Dr. Bishan Mahadevia's - Latest Tips and Resources

Sunday, March 7, 2010

Transplanted hairs fall after transplant- will they grow back?









The transplanted hairs are attached to the hair root which we call follicle or graft commonly. The graft is of the size of the rice grain and when we transplant them in your skin a major part remains under the skin and a very small part remains projected outside the skin surface as shown in the figure. Immediately after and for first 24 to 48 hours there may be some oozing of blood from around the graft and if that blood is not washed away by spraying in the early period that may form a dry black brown scab which becomes hard ( as shown in the photo) and is difficult to remove for 10 to 20 days at times. 
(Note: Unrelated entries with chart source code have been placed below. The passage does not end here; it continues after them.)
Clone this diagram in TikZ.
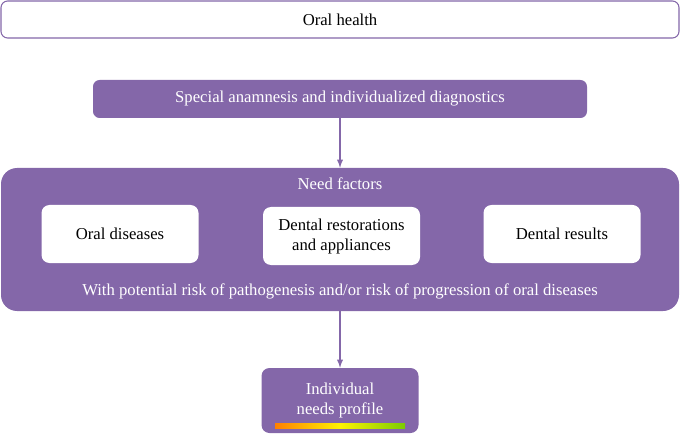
\documentclass[tikz,border=0pt]{standalone}
\usepackage{fontspec}
\setmainfont{Liberation Serif}
\usepackage{tikz}
\usetikzlibrary{shapes.geometric,arrows,calc,positioning}

\definecolor{tim}{HTML}{8467A9}
\pgfdeclarehorizontalshading{thang}{100bp}{color(0bp)=(red!85!black); color(25bp)=(orange); color(50bp)=(yellow!90!orange); color(75bp)=(yellow!60!green!80!black); color(100bp)=(green!50!black!80!white)}

\begin{document}
\begin{tikzpicture}[x=0.75pt,y=-0.75pt,
  hopkhung/.style={draw=tim, line width=0.8pt, fill=white, rounded corners=5pt},
  hoptim/.style={fill=tim, text=white, rounded corners=5pt},
  hoptrang/.style={fill=white, rounded corners=6pt, align=center, minimum width=117.75pt, minimum height=43.5pt},
  muiten/.style={-latex, draw=tim, line width=1.1pt}]
\useasboundingbox (0,0) rectangle (680,434);
\fontsize{12.5}{15}\selectfont

% Hộp trên
\node[hopkhung, minimum width=508.5pt, minimum height=27.75pt] (suckhoe) at (340,19.5) {Oral health};
\node[hoptim, minimum width=370.5pt, minimum height=28.5pt] (chandoan) at (340,99) {Special anamnesis and individualized diagnostics};

% Hộp lớn
\node[hoptim, rounded corners=12pt, minimum width=508.5pt, minimum height=107.25pt] (nhucau) at (340,239.5) {};
\node[text=white] (tieude) at (340,184) {Need factors};
\node[hoptrang] (benh) at (120,234) {Oral diseases};
\node[hoptrang] (phuchoi) at (341.5,236) {Dental restorations\\and appliances};
\node[hoptrang] (ketqua) at (562,234) {Dental results};
\node[text=white] (nguyco) at (340,291) {With potential risk of pathogenesis and/or risk of progression of oral diseases};

% Hộp dưới
\node[hoptim, rounded corners=6pt, minimum width=117.75pt, minimum height=48.75pt, align=center] (hoso) at (340,400.5) {Individual\\needs profile};
\shade[shading=thang] (275,423) rectangle (405,428);

% Mũi tên
\draw[muiten] (chandoan) -- (nhucau);
\draw[muiten] (nhucau) -- (hoso);
\end{tikzpicture}
\end{document}
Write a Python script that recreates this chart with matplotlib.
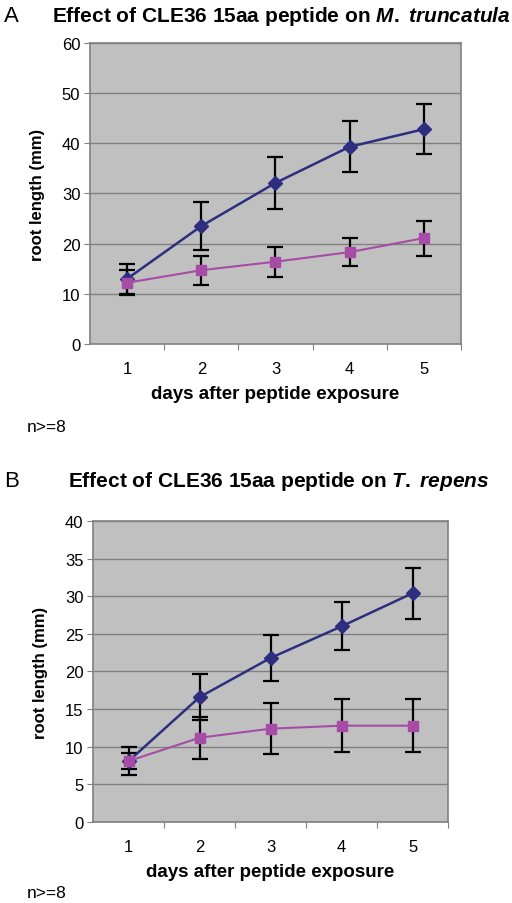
import matplotlib
matplotlib.use("Agg")
import matplotlib.pyplot as plt

plt.rcParams['font.family'] = ['Liberation Sans', 'DejaVu Sans']
plt.rcParams['mathtext.fontset'] = 'custom'
plt.rcParams['mathtext.it'] = 'Liberation Sans:italic:bold'
plt.rcParams['mathtext.rm'] = 'Liberation Sans:bold'

days = [1, 2, 3, 4, 5]

# panel A - M. truncatula
a_ctrl = [13.0, 23.5, 32.1, 39.3, 42.8]
a_ctrl_err = [3.0, 4.7, 5.2, 5.1, 5.0]
a_pep = [12.2, 14.7, 16.4, 18.3, 21.1]
a_pep_err = [2.5, 2.9, 3.0, 2.8, 3.5]

# panel B - T. repens
b_ctrl = [8.1, 16.6, 21.8, 26.0, 30.4]
b_ctrl_err = [1.9, 3.0, 3.1, 3.2, 3.4]
b_pep = [8.1, 11.2, 12.4, 12.8, 12.8]
b_pep_err = [1.1, 2.8, 3.4, 3.5, 3.5]

navy = '#2e2e80'
pink = '#a64ca6'
grey = '#808080'

fig = plt.figure(figsize=(5.12, 9.04), dpi=100)


def panel(ax, ctrl, ctrl_err, pep, pep_err, ymax):
    ax.set_facecolor('#c0c0c0')
    ax.errorbar(days, ctrl, yerr=ctrl_err, color=navy, lw=1.8, marker='D', ms=7,
                ecolor='black', elinewidth=1.6, capsize=6, capthick=1.6, zorder=3)
    ax.errorbar(days, pep, yerr=pep_err, color=pink, lw=1.5, marker='s', ms=7,
                ecolor='black', elinewidth=1.6, capsize=6, capthick=1.6, zorder=3)
    ax.set_xlim(0.5, 5.5)
    ax.set_ylim(0, ymax)
    ax.set_yticks(range(0, ymax + 1, 5 if ymax == 40 else 10))
    ax.set_xticks([1.5, 2.5, 3.5, 4.5, 5.5], minor=False)
    ax.set_xticklabels([])
    ax.set_xticks(days, minor=True)
    ax.set_xticklabels([str(d) for d in days], minor=True, fontsize=12)
    ax.tick_params(axis='x', which='minor', length=0, pad=12)
    ax.tick_params(axis='x', which='major', length=4, color=grey)
    ax.tick_params(axis='y', length=4, color=grey, labelsize=12, pad=3)
    ax.grid(axis='y', color=grey, lw=1)
    ax.set_axisbelow(True)
    for s in ax.spines.values():
        s.set_color(grey)
        s.set_linewidth(1.2)
    ax.set_xlabel('days after peptide exposure', fontsize=13.5, fontweight='bold', labelpad=7)
    ax.set_ylabel('root length (mm)', fontsize=12, fontweight='bold', labelpad=12)


ax1 = fig.add_axes([0.176, 0.6184, 0.724, 0.333])
panel(ax1, a_ctrl, a_ctrl_err, a_pep, a_pep_err, 60)
ax2 = fig.add_axes([0.182, 0.0896, 0.693, 0.333])
panel(ax2, b_ctrl, b_ctrl_err, b_pep, b_pep_err, 40)

fig.text(0.008, 0.982, 'A', fontsize=16, va='center', ha='left')
fig.text(0.55, 0.982, 'Effect of CLE36 15aa peptide on $\\it{M.}$ $\\it{truncatula}$',
         fontsize=15, fontweight='bold', va='center', ha='center')
fig.text(0.008, 0.467, 'B', fontsize=16, va='center', ha='left')
fig.text(0.545, 0.467, 'Effect of CLE36 15aa peptide on $\\it{T.}$ $\\it{repens}$',
         fontsize=15, fontweight='bold', va='center', ha='center')
fig.text(0.053, 0.527, 'n>=8', fontsize=12.5, va='center', ha='left')
fig.text(0.053, 0.012, 'n>=8', fontsize=12.5, va='center', ha='left')

fig.savefig('out.png', dpi=100)
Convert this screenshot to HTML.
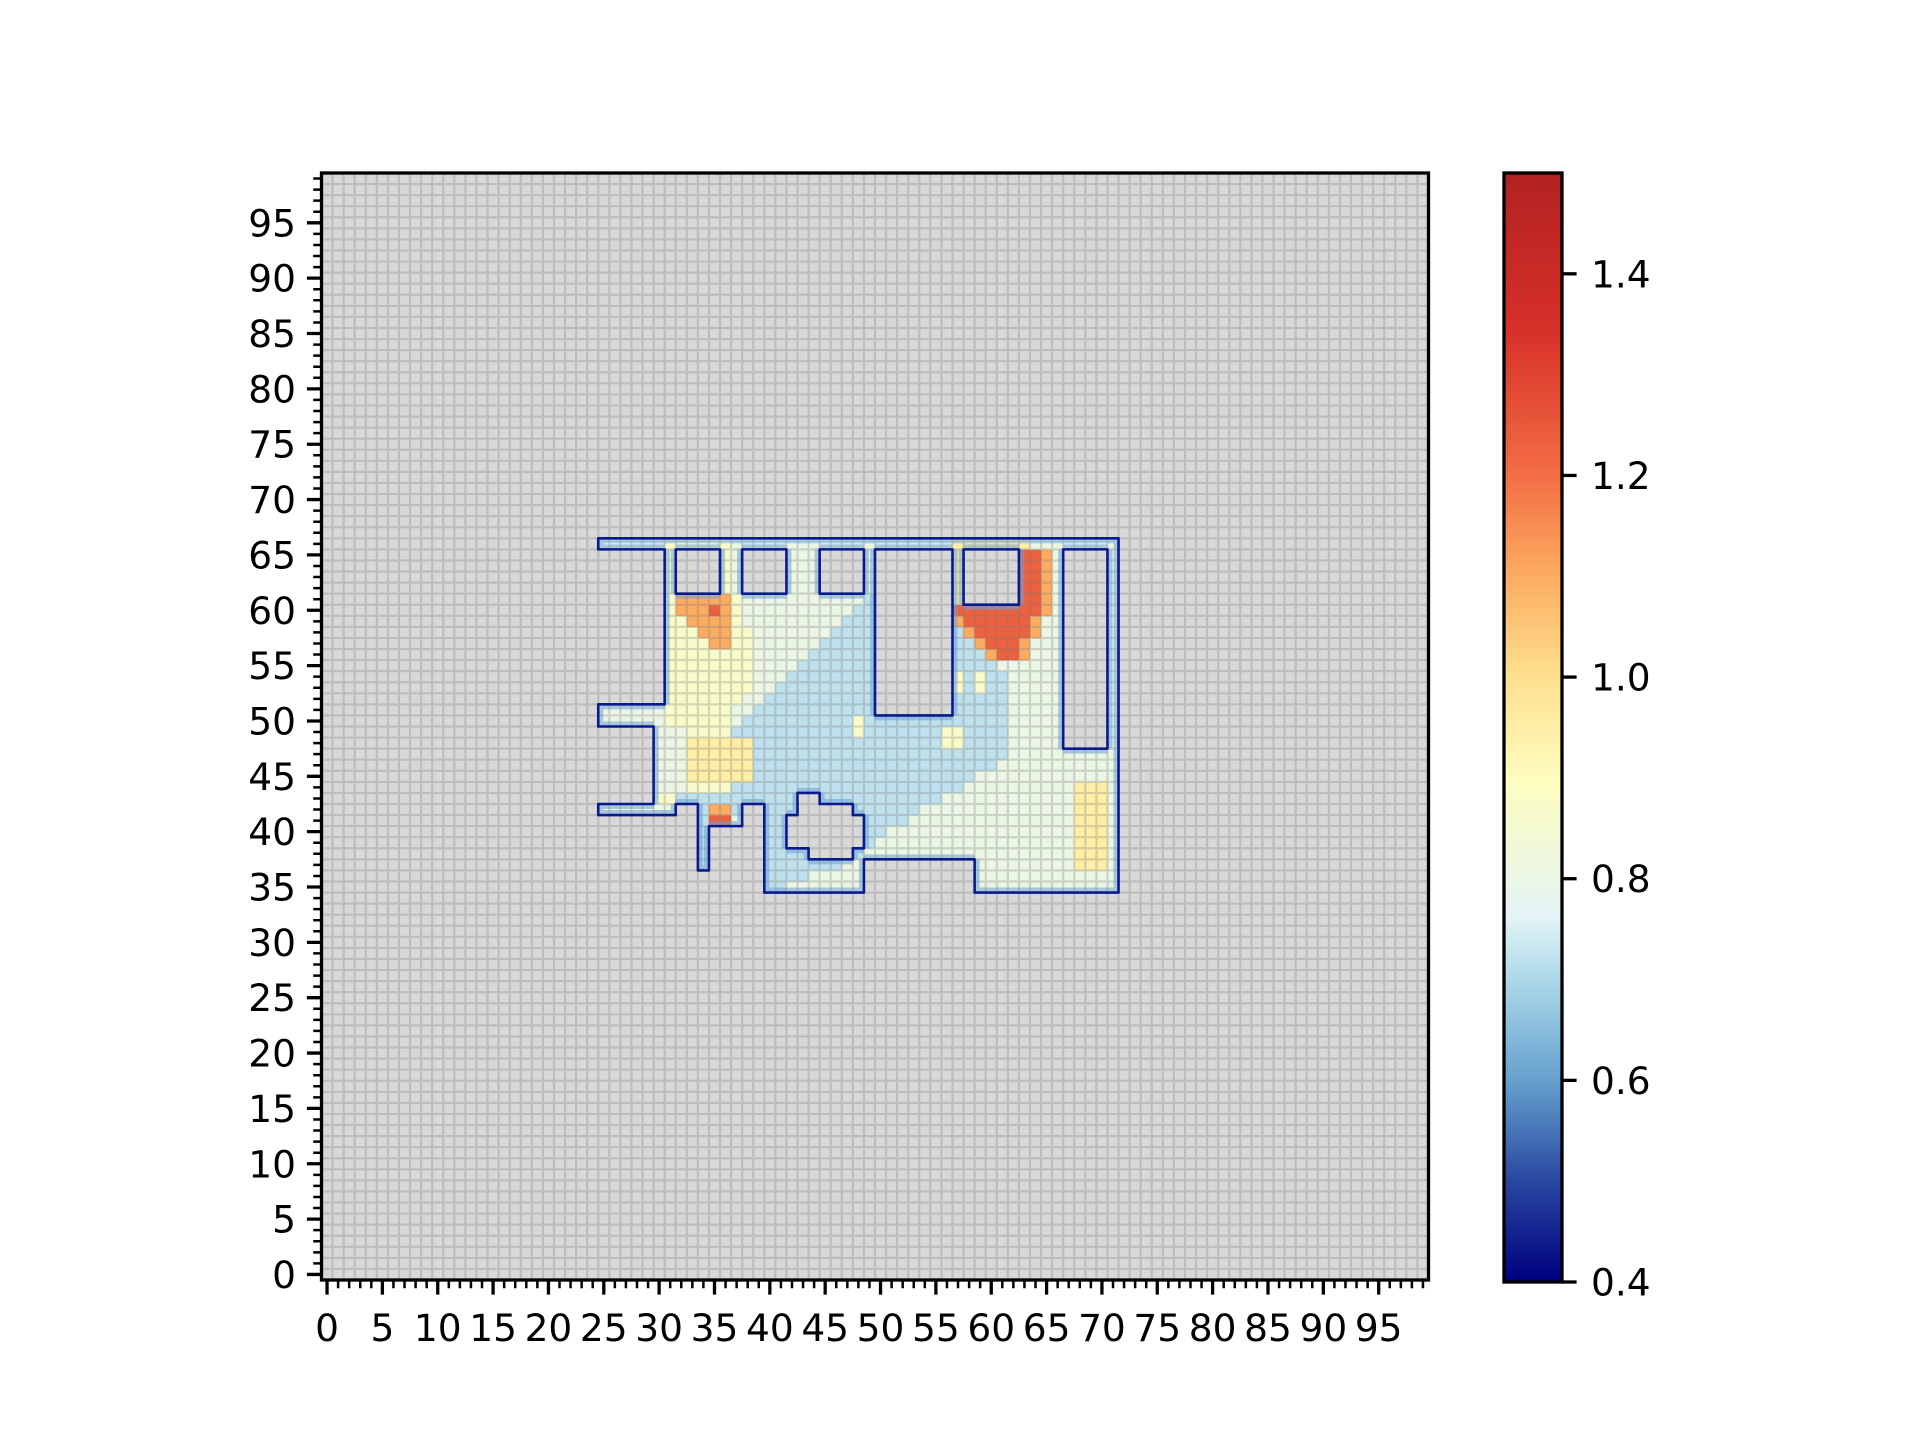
<!DOCTYPE html>
<html><head><meta charset="utf-8"><style>
html,body{margin:0;padding:0;background:#fff;}
svg{display:block;font-family:"DejaVu Sans","Liberation Sans",sans-serif;}
</style></head><body>
<svg id="chart" width="1920" height="1440" viewBox="0 0 1920 1440" xmlns="http://www.w3.org/2000/svg">
<defs>
<linearGradient id="cbgrad" x1="0" y1="1" x2="0" y2="0"></linearGradient>
</defs>
<g id="plot"></g>
<g id="cbar"></g>
</svg>
<script>
// ---- data ----
const gridSize = 100;
const regionX0 = 25;          // first column index of encoded region
const regionYTop = 66;        // row index of first encoded row
const valueLegend = {p:0.80, y:0.87, Y:0.95, o:1.10, r:1.23, b:0.72};
// run-length encoded rows, y = 66 down to 35, columns x = 25..71 ('#' = masked)
const regionRows = [
"p6 y6 p20 Y7 p8",
"#6 y1 #4 y1 p1 #4 p3 #4 p1 #7 Y1 #5 r2 o1 p1 #4 p1",
"#6 y1 #4 y1 p1 #4 p3 #4 p1 #7 Y1 #5 r2 o1 p1 #4 p1",
"#6 y1 #4 y1 p1 #4 p3 #4 p1 #7 Y1 #5 r2 o1 p1 #4 p1",
"#6 y1 #4 y1 p1 #4 p3 #4 p1 #7 Y1 #5 r2 o1 p1 #4 p1",
"#6 y1 o5 y1 p7 p4 b1 #7 Y1 #5 r2 o1 p1 #4 p1",
"#6 y1 o3 r1 o1 y1 p10 b2 #7 r8 o1 p1 #4 p1",
"#6 y2 o4 y1 p9 b3 #7 o1 r6 o1 p2 #4 p1",
"#6 y3 o3 y2 p7 b4 #7 b1 o1 r5 o1 p2 #4 p1",
"#6 y4 o2 y2 p6 b5 #7 b2 o1 r3 o1 p3 #4 p1",
"#6 y8 p5 b6 #7 b3 o1 r2 o1 p3 #4 p1",
"#6 y8 p4 b7 #7 b4 p6 #4 p1",
"#6 y8 p3 b8 #7 y1 b1 y1 b2 p5 #4 p1",
"#6 y8 p2 b9 #7 y1 b1 y1 b2 p5 #4 p1",
"#6 y7 p2 b10 #7 b5 p5 #4 p1",
"p6 y6 p2 b11 #7 b5 p5 #4 p1",
"p6 y6 p1 b10 y1 b13 p5 #4 p1",
"#5 p3 y4 b11 y1 b7 y2 b4 p5 #4 p1",
"#5 p3 Y6 b17 y2 b4 p5 #4 p1",
"#5 p3 Y6 b23 p10",
"#5 p3 Y6 b22 p11",
"#5 p3 Y6 b20 p13",
"#5 p3 y4 b21 p10 Y3 p1",
"#5 y2 b11 #2 b11 p12 Y3 p1",
"p7 #2 b1 o2 b1 #2 b3 #5 b6 p14 Y3 p1",
"#9 b1 r2 p1 #2 b2 #7 b4 p15 Y3 p1",
"#9 b1 #5 b2 #7 b2 p17 Y3 p1",
"#9 b1 #5 b2 #7 b1 p18 Y3 p1",
"#9 b1 #5 b4 #4 b1 p19 Y3 p1",
"#9 b1 #5 b7 p2 #10 p9 Y3 p1",
"#15 b4 p5 #10 p13",
"#15 b2 p7 #10 p13"
];
const xTickLabels = ["0","5","10","15","20","25","30","35","40","45","50","55","60","65","70","75","80","85","90","95"];
const yTickLabels = ["0","5","10","15","20","25","30","35","40","45","50","55","60","65","70","75","80","85","90","95"];
const cbarTicks = [0.4,0.6,0.8,1.0,1.2,1.4];
const cbarTickLabels = ["0.4","0.6","0.8","1.0","1.2","1.4"];
const vmin = 0.4, vmax = 1.5;

// numeric heat values derived from encoded rows (NaN = masked)
const heatValues = [];
for (let j = 0; j < gridSize; j++) { heatValues.push(new Array(gridSize).fill(NaN)); }
regionRows.forEach((row, k) => {
  const yy = regionYTop - k;
  let x = regionX0;
  row.split(" ").forEach(tok => {
    const c = tok[0], n = parseInt(tok.slice(1), 10);
    for (let q = 0; q < n; q++, x++) {
      if (valueLegend[c] !== undefined) heatValues[yy][x] = valueLegend[c];
    }
  });
});

// ---- layout ----
const NS = "http://www.w3.org/2000/svg";
const AX = {left:321.5, top:173, right:1428.5, bottom:1280};
const cw = (AX.right - AX.left) / gridSize;
const xs = v => AX.left + (v + 0.5) * cw;
const ys = v => AX.bottom - (v + 0.5) * cw;
const CB = {left:1504, right:1562, top:173, bottom:1282};
const cbY = v => CB.bottom - (v - vmin) / (vmax - vmin) * (CB.bottom - CB.top);

const cmapStops = [
 [0.0,[0,0,128]],[0.09,[40,70,160]],[0.18,[100,160,205]],[0.27,[170,215,232]],[0.33,[228,244,246]],
 [0.37,[236,246,226]],[0.45,[254,254,192]],[0.55,[253,222,140]],[0.64,[252,170,95]],[0.73,[242,108,68]],
 [0.86,[214,48,40]],[1.0,[178,34,34]]
];
function cmap(v){
  let t = Math.max(0, Math.min(1, (v - vmin) / (vmax - vmin)));
  for (let i = 1; i < cmapStops.length; i++) {
    const a = cmapStops[i-1], b = cmapStops[i];
    if (t <= b[0]) {
      const f = (t - a[0]) / (b[0] - a[0]);
      const c = a[1].map((x, k) => Math.round(x + (b[1][k] - x) * f));
      return `rgb(${c[0]},${c[1]},${c[2]})`;
    }
  }
  return "rgb(178,34,34)";
}
function mk(tag, attrs, parent){
  const e = document.createElementNS(NS, tag);
  for (const k in attrs) e.setAttribute(k, attrs[k]);
  parent.appendChild(e);
  return e;
}
const plot = document.getElementById("plot");

const bg = mk("rect", {x:AX.left, y:AX.top, width:AX.right-AX.left, height:AX.bottom-AX.top, fill:"#d8d8d8"}, plot);



const cellsG = mk("g", {}, plot);


for (let j = 0; j < gridSize; j++) for (let i = 0; i < gridSize; i++) {
  const v = heatValues[j][i];
  if (isNaN(v)) continue;
  const r = mk("rect", {x:(xs(i)-cw/2).toFixed(2), y:(ys(j)-cw/2).toFixed(2), width:(cw+0.3).toFixed(2), height:(cw+0.3).toFixed(2), fill:cmap(v)}, cellsG);
  
  
}

let gp = "";
for (let k = 1; k < gridSize; k++) {
  const x = (AX.left + k*cw).toFixed(2), y = (AX.top + k*cw).toFixed(2);
  gp += `M${x},${AX.top}V${AX.bottom}M${AX.left},${y}H${AX.right}`;
}
const grid = mk("path", {d:gp, stroke:"rgba(120,120,120,0.28)", "stroke-width":2.2, fill:"none"}, plot);



let bp = "", bp2 = "";
const valid = (i,j) => i>=0 && j>=0 && i<gridSize && j<gridSize && !isNaN(heatValues[j][i]);
for (let j = 0; j < gridSize; j++) for (let i = 0; i < gridSize; i++) {
  if (!valid(i,j)) continue;
  const x0 = xs(i)-cw/2, x1 = xs(i)+cw/2, y0 = ys(j)-cw/2, y1 = ys(j)+cw/2;
  if (!valid(i-1,j)) { bp += `M${x0.toFixed(2)},${y0.toFixed(2)}V${y1.toFixed(2)}`; bp2 += `M${(x0+3).toFixed(2)},${y0.toFixed(2)}V${y1.toFixed(2)}`; }
  if (!valid(i+1,j)) { bp += `M${x1.toFixed(2)},${y0.toFixed(2)}V${y1.toFixed(2)}`; bp2 += `M${(x1-3).toFixed(2)},${y0.toFixed(2)}V${y1.toFixed(2)}`; }
  if (!valid(i,j+1)) { bp += `M${x0.toFixed(2)},${y0.toFixed(2)}H${x1.toFixed(2)}`; bp2 += `M${x0.toFixed(2)},${(y0+3).toFixed(2)}H${x1.toFixed(2)}`; }
  if (!valid(i,j-1)) { bp += `M${x0.toFixed(2)},${y1.toFixed(2)}H${x1.toFixed(2)}`; bp2 += `M${x0.toFixed(2)},${(y1-3).toFixed(2)}H${x1.toFixed(2)}`; }
}
const glow = mk("path", {d:bp2, stroke:"rgba(110,160,210,0.55)", "stroke-width":4, fill:"none"}, plot);


const walls = mk("path", {d:bp, stroke:"#0a1a8a", "stroke-width":2.6, fill:"none", "stroke-linecap":"round"}, plot);



const frame = mk("rect", {x:AX.left, y:AX.top, width:AX.right-AX.left, height:AX.bottom-AX.top, fill:"none", stroke:"#000", "stroke-width":3.3}, plot);



let tp = "", mp = "";
for (let v = 0; v < gridSize; v++) {
  const x = xs(v).toFixed(2), y = ys(v).toFixed(2);
  if (v % 5 === 0) { tp += `M${x},${AX.bottom}v14.6M${AX.left},${y}h-14.6`; }
  else { mp += `M${x},${AX.bottom}v8.3M${AX.left},${y}h-8.3`; }
}
const majT = mk("path", {d:tp, stroke:"#000", "stroke-width":3.3}, plot);


const minT = mk("path", {d:mp, stroke:"#000", "stroke-width":2.5}, plot);



xTickLabels.forEach((lab) => {
  const t = mk("text", {x:xs(Number(lab)), y:1341, "font-size":37.5, "text-anchor":"middle", fill:"#000"}, plot);
  t.textContent = lab;
  
  
});
yTickLabels.forEach((lab) => {
  const t = mk("text", {x:296, y:ys(Number(lab))+13.5, "font-size":37.5, "text-anchor":"end", fill:"#000"}, plot);
  t.textContent = lab;
  
  
});

const grad = document.getElementById("cbgrad");
cmapStops.forEach(s => {
  mk("stop", {offset:s[0], "stop-color":`rgb(${s[1].join(",")})`}, grad);
});
const cb = document.getElementById("cbar");
const cbr = mk("rect", {x:CB.left, y:CB.top, width:CB.right-CB.left, height:CB.bottom-CB.top, fill:"url(#cbgrad)", stroke:"#000", "stroke-width":3.3}, cb);


cbarTicks.forEach((v, k) => {
  const y = cbY(v);
  const l = mk("line", {x1:CB.right, x2:CB.right+14.6, y1:y, y2:y, stroke:"#000", "stroke-width":3.3}, cb);
  
  
  const t = mk("text", {x:1591, y:y+13.5, "font-size":37.5, fill:"#000"}, cb);
  t.textContent = cbarTickLabels[k];
  
  
});
</script>
</body></html>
Usually the skin heals in one week’s time. The overlying scab which is attached to the graft if tried to remove forcibly before 1o days the graft may be pulled out and that hair may not grow and more over there may be some bleeding from that site. It takes 10 days for the graft to be secure in the skin and even by removing scab it now does not come out and all that come out is the hair attached to the dry scab and some sticky white material under the scab. It does not bleed. The hair will grow from this graft. The majority of  transplanted hairs will first fall between 10 to 30 days time after transplant and they start growing form the already incorporated roots in 3-5 months time. This happens to every patient of hair transplant and this is not abonormal.

 
















Following is from the :

“ Graft Anchoring in Hair Transplantation” A study published by
Robert M. Bernstein, MD,* and William R. Rassman, MD

*College of Physicians and Surgeons, Columbia University, New York, New York
Dermatol Surg 2006; 32: 198-204  
© 2006 The American Society for Dermatologic Surgery

For the first two days, pulling on a hair always resulted in a lost graft, but the chance of the graft being removed started to decrease by the third day. By the sixth day pulling on a hair would no longer dislodge the graft. Pulling on an adherent scab always resulted in a lost graft through day five. At nine days post-op, grafts were no longer at risk of being dislodged.

The presence of crusting extends the interval that grafts are at risk of being dislodged in the post-op period. If one can prevent crust formation by early and regular washing following a hair transplant, this would both shorten the time patients are at risk of losing their grafts and enable them to return to their normal hair care routines more quickly.